Ces secteurs de la connaissances ont donc été complétement marginalisés et du coup, on n’a pas pu étudier sérieusement les ancrages culturels et linguistiques de l’Algérie. Nous ne les approchons que par le folklore et la célébration.
MEE : Quelle place tient la langue amazighe dans ce débat ?
MB : La langue amazighe, avec ses nombreuses variantes, est la langue maternelle de millions d’Algériens.
Ici, nous devons reconnaître sa capacité de résistance malgré l’enfermement qu’elle a subi dès l’indépendance, l’hégémonie de l’arabe et du français, même dans la vie quotidienne, et la mixité sociale par l’ouverture et les mariages dans les régions amazighophones.
Aujourd’hui le tamazight est reconnu langue officielle et nationale, son enseignement ne cesse de s’étendre et nous commençons à avoir une nouvelle production littéraire dans cette langue, et même des prix littéraires.
Un des problèmes qui subsiste est procédurier : faut-il la transcrire en latin, en arabe ou en tifinagh ? Mais je crois que cette polémique disparaîtra bientôt.

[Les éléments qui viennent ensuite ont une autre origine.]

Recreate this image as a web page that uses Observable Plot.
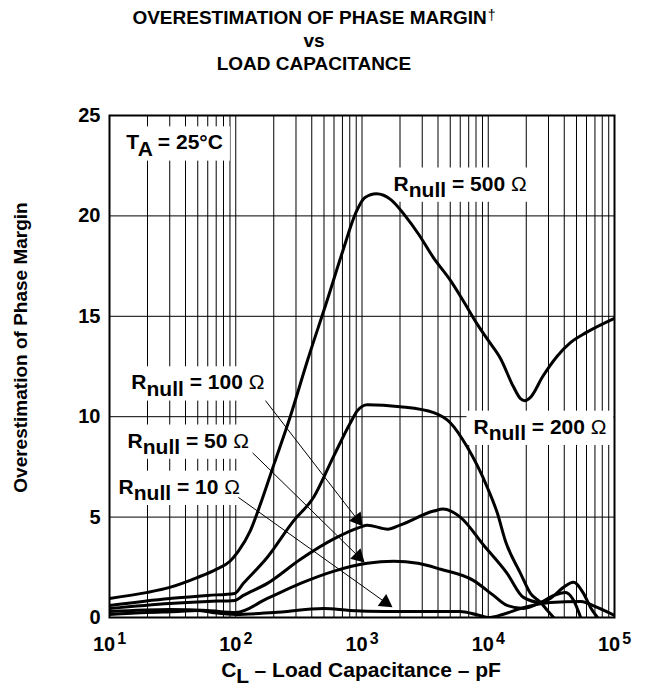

L’autre souci est de déminer les bombes idéologiques qui tentent d’opposer les langues amazighe et arabe, reliant même le tamazight à des intérêts étrangers.
À mon sens, il faudrait renforcer la relation entre les deux langues, à travers la traduction par exemple, en démontrant les profonds liens entre elles. Le derdja peut, dans ce sens, jouer un rôle déterminant.